What is required: Starting at the line with "Give me the TikZ source for this diagram." and stopping at the line with "at (13.93, -2.09)", repeat each line exactly. Include both and omit the rest.

## begin Supplied records

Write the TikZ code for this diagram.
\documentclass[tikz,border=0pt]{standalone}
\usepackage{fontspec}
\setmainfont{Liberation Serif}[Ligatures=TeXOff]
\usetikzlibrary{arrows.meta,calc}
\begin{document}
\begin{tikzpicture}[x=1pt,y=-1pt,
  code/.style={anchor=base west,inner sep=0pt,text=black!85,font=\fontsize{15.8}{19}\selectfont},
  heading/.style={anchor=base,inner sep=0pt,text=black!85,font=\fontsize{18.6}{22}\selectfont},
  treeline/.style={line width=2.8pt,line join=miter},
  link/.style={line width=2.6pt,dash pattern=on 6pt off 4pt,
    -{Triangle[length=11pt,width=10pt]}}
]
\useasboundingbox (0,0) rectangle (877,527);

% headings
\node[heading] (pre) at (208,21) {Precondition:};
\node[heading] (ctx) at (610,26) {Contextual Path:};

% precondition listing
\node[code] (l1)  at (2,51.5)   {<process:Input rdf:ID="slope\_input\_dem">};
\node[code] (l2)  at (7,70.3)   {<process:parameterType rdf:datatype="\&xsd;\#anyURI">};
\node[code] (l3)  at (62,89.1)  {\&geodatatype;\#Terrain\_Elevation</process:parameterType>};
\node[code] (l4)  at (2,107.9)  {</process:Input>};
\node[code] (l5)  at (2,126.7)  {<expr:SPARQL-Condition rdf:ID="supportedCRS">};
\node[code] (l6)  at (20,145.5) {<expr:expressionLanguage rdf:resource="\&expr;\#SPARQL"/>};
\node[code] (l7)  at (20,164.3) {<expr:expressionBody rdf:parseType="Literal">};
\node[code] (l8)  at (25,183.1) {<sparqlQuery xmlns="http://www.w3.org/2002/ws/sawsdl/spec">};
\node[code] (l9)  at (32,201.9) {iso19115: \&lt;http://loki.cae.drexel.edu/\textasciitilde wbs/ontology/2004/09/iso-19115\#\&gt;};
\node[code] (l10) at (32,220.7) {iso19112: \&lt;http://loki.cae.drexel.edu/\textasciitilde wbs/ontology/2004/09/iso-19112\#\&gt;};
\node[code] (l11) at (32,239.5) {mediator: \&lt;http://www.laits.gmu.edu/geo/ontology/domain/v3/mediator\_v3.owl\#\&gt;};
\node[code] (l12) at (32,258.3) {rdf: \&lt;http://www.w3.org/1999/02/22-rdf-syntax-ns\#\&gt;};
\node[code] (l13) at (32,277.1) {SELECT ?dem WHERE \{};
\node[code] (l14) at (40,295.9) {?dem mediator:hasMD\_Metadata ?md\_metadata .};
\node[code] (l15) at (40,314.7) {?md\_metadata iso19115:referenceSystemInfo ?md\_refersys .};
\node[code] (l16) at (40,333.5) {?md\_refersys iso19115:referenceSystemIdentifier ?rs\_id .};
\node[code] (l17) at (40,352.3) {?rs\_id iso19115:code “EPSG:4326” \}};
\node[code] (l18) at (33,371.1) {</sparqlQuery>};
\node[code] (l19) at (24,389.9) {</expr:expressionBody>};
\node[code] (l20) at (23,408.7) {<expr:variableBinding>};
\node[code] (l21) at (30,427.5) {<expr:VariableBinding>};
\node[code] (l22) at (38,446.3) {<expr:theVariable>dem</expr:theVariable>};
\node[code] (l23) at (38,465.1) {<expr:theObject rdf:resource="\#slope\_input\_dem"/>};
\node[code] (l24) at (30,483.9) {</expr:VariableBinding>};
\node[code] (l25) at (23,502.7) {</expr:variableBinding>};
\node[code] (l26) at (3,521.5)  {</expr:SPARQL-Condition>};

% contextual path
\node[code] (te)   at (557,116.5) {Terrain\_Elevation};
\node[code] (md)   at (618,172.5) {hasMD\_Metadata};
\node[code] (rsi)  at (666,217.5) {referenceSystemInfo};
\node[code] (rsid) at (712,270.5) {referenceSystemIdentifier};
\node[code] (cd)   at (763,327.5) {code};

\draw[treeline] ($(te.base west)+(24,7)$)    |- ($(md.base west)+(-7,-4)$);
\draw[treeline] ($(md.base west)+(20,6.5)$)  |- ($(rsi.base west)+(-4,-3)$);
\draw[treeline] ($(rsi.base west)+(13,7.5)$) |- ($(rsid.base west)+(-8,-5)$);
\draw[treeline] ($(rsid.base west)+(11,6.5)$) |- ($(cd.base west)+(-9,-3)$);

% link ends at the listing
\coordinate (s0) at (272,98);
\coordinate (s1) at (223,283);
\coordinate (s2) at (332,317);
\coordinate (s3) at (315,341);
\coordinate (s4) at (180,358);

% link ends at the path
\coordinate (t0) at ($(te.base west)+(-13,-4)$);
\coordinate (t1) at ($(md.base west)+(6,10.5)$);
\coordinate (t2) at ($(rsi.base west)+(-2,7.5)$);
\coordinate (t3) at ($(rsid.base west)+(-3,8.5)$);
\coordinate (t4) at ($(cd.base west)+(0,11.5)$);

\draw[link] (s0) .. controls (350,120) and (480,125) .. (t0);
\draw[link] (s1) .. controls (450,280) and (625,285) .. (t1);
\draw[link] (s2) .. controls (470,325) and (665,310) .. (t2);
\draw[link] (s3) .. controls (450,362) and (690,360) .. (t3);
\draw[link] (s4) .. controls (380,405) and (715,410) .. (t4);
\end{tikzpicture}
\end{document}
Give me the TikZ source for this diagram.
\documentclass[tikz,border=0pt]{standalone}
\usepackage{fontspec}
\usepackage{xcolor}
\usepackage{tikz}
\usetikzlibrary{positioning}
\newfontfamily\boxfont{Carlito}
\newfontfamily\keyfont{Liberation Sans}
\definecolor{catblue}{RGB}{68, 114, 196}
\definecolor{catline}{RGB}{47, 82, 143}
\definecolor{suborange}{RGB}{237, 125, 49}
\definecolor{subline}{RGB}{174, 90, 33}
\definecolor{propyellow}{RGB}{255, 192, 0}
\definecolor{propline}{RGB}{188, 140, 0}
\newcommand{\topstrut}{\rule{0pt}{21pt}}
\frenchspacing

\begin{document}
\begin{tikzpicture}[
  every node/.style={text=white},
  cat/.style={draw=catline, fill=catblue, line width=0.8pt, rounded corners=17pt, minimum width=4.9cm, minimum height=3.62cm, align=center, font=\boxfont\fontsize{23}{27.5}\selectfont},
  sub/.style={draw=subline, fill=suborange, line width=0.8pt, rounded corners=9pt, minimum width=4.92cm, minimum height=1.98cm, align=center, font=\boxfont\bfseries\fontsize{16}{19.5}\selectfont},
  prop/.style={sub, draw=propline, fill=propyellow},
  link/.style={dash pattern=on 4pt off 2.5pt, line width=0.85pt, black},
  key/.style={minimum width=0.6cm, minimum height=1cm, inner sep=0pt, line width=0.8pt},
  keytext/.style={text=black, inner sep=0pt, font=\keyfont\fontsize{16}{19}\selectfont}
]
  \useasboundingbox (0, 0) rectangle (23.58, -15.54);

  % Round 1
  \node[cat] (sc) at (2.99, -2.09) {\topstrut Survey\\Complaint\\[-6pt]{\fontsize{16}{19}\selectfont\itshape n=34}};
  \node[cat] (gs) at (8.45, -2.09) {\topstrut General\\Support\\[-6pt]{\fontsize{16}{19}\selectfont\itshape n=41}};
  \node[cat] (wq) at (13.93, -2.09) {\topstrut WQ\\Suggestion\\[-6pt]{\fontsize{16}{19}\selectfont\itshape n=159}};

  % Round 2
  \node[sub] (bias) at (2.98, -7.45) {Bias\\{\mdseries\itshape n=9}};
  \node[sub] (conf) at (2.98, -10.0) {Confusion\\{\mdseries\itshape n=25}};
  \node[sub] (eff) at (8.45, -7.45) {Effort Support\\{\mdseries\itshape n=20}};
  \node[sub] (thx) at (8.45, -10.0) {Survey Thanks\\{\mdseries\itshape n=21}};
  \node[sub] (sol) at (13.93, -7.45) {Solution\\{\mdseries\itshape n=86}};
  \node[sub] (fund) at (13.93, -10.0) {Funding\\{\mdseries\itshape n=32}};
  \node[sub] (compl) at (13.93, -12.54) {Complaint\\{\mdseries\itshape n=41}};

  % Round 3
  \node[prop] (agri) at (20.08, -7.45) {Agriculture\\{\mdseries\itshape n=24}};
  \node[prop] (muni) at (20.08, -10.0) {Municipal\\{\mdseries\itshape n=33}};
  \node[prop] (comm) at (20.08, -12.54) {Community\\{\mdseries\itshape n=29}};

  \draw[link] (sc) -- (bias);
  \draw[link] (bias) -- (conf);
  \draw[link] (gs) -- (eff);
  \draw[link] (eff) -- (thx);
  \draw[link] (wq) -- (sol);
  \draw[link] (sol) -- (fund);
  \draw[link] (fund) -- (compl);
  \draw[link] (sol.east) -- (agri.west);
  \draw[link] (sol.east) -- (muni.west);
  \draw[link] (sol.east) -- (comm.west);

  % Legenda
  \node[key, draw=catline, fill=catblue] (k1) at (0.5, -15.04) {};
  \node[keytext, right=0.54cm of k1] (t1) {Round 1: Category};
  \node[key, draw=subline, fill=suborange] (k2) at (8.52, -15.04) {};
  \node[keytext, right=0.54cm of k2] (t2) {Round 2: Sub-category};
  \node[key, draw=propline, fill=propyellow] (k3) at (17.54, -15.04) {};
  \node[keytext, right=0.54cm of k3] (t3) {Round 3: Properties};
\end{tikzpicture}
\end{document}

## end Supplied records
## begin Supplied records

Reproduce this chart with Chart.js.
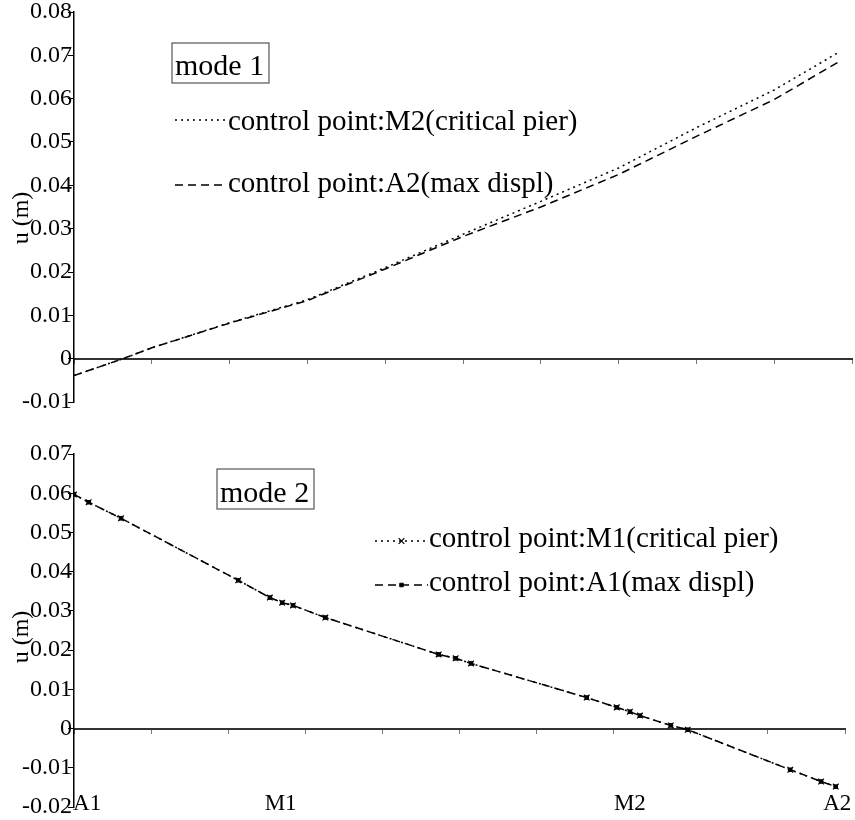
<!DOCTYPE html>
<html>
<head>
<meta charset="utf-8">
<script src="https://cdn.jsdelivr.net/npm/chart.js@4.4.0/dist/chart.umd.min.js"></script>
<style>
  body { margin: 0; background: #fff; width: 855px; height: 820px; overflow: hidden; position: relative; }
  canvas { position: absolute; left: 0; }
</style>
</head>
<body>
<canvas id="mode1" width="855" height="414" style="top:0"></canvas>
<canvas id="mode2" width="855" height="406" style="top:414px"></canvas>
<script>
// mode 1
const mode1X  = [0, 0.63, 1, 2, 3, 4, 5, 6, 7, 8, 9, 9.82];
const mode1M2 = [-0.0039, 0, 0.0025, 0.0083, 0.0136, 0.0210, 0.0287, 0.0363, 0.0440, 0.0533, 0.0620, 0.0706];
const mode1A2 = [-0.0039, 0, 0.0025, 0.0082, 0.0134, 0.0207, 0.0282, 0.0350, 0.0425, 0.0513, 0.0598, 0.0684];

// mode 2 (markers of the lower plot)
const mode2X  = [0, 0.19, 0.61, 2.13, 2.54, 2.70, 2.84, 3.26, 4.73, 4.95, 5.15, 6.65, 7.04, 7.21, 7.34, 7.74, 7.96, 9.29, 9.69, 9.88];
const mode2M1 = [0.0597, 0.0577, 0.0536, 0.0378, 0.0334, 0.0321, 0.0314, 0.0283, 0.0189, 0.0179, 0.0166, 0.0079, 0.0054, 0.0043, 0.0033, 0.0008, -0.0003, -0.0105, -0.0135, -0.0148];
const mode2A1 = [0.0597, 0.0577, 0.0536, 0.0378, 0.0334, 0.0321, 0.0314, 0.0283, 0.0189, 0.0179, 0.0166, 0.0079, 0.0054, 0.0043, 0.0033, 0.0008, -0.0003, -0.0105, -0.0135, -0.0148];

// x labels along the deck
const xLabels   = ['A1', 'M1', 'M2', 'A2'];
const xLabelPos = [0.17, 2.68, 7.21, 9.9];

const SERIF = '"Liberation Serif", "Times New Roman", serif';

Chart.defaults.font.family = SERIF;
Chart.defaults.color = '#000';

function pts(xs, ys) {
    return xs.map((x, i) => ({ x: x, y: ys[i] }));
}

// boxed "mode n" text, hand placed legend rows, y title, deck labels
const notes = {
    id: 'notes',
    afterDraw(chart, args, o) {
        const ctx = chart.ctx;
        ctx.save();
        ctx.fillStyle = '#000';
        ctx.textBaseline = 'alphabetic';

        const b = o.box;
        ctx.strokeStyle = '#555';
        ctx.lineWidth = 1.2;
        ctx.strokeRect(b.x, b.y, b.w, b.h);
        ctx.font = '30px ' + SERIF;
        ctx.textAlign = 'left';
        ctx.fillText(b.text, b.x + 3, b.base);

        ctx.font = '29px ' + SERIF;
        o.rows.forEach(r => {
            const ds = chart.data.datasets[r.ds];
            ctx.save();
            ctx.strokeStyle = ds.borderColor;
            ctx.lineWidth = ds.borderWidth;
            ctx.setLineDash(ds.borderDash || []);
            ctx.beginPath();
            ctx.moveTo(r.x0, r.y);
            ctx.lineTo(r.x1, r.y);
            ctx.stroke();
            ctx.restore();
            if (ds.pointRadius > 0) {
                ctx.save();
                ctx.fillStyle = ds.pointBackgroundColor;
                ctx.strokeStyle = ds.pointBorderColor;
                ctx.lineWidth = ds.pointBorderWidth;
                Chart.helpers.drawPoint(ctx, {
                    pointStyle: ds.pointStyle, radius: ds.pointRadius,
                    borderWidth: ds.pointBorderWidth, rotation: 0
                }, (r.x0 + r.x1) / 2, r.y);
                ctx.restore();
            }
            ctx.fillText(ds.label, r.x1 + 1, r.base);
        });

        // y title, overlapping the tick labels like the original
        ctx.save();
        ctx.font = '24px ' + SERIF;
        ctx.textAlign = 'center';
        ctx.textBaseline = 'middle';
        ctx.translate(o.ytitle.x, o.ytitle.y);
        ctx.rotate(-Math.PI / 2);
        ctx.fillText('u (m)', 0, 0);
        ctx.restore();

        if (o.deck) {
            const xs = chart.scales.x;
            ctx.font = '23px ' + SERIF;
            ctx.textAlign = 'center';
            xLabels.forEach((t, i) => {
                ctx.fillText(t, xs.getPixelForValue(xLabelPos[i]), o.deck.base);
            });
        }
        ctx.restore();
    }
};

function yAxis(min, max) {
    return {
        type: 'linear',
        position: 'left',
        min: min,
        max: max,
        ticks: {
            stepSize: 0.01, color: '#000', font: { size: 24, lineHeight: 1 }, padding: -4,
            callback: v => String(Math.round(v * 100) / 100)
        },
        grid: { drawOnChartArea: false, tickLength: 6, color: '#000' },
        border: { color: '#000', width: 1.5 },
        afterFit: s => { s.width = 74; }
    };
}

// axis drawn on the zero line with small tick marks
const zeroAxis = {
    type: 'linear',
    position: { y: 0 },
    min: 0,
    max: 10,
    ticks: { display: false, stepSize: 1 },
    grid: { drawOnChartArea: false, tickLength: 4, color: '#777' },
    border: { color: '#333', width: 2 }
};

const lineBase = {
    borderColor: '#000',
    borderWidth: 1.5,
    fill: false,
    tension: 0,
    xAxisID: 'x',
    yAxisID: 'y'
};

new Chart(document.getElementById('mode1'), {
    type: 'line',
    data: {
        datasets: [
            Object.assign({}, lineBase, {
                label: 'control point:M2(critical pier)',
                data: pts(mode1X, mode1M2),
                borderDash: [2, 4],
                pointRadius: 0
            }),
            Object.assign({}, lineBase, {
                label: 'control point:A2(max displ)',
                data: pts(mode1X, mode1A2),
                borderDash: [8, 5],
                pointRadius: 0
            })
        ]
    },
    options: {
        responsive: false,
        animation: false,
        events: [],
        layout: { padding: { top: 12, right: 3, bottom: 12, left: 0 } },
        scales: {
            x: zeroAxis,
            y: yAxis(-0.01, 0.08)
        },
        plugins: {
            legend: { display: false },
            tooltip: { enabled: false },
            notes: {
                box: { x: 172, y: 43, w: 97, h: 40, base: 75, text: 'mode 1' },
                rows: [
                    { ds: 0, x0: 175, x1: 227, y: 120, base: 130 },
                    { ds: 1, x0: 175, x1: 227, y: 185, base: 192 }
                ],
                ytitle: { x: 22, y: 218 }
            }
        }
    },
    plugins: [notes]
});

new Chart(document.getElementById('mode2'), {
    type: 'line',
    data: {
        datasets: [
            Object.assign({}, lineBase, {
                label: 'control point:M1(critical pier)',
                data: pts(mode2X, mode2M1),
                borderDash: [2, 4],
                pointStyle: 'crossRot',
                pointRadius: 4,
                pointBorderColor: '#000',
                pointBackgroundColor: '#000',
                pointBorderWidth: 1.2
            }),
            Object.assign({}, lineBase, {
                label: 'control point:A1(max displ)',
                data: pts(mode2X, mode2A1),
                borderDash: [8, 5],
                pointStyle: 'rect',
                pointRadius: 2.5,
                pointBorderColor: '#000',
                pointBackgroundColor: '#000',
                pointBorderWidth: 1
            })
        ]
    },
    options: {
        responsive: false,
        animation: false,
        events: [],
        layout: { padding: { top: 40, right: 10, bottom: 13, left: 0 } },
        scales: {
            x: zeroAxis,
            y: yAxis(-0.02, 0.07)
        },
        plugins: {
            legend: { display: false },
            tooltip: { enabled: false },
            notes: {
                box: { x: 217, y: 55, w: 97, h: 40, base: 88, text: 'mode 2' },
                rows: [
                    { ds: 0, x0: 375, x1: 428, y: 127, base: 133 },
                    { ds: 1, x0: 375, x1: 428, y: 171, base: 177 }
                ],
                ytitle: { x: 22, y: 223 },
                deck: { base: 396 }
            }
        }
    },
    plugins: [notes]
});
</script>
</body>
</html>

## end Supplied records

Result:
Give me the TikZ source for this diagram.
\documentclass[tikz,border=0pt]{standalone}
\usepackage{fontspec}
\usepackage{xcolor}
\usepackage{tikz}
\usetikzlibrary{positioning}
\newfontfamily\boxfont{Carlito}
\newfontfamily\keyfont{Liberation Sans}
\definecolor{catblue}{RGB}{68, 114, 196}
\definecolor{catline}{RGB}{47, 82, 143}
\definecolor{suborange}{RGB}{237, 125, 49}
\definecolor{subline}{RGB}{174, 90, 33}
\definecolor{propyellow}{RGB}{255, 192, 0}
\definecolor{propline}{RGB}{188, 140, 0}
\newcommand{\topstrut}{\rule{0pt}{21pt}}
\frenchspacing

\begin{document}
\begin{tikzpicture}[
  every node/.style={text=white},
  cat/.style={draw=catline, fill=catblue, line width=0.8pt, rounded corners=17pt, minimum width=4.9cm, minimum height=3.62cm, align=center, font=\boxfont\fontsize{23}{27.5}\selectfont},
  sub/.style={draw=subline, fill=suborange, line width=0.8pt, rounded corners=9pt, minimum width=4.92cm, minimum height=1.98cm, align=center, font=\boxfont\bfseries\fontsize{16}{19.5}\selectfont},
  prop/.style={sub, draw=propline, fill=propyellow},
  link/.style={dash pattern=on 4pt off 2.5pt, line width=0.85pt, black},
  key/.style={minimum width=0.6cm, minimum height=1cm, inner sep=0pt, line width=0.8pt},
  keytext/.style={text=black, inner sep=0pt, font=\keyfont\fontsize{16}{19}\selectfont}
]
  \useasboundingbox (0, 0) rectangle (23.58, -15.54);

  % Round 1
  \node[cat] (sc) at (2.99, -2.09) {\topstrut Survey\\Complaint\\[-6pt]{\fontsize{16}{19}\selectfont\itshape n=34}};
  \node[cat] (gs) at (8.45, -2.09) {\topstrut General\\Support\\[-6pt]{\fontsize{16}{19}\selectfont\itshape n=41}};
  \node[cat] (wq) at (13.93, -2.09) {\topstrut WQ\\Suggestion\\[-6pt]{\fontsize{16}{19}\selectfont\itshape n=159}};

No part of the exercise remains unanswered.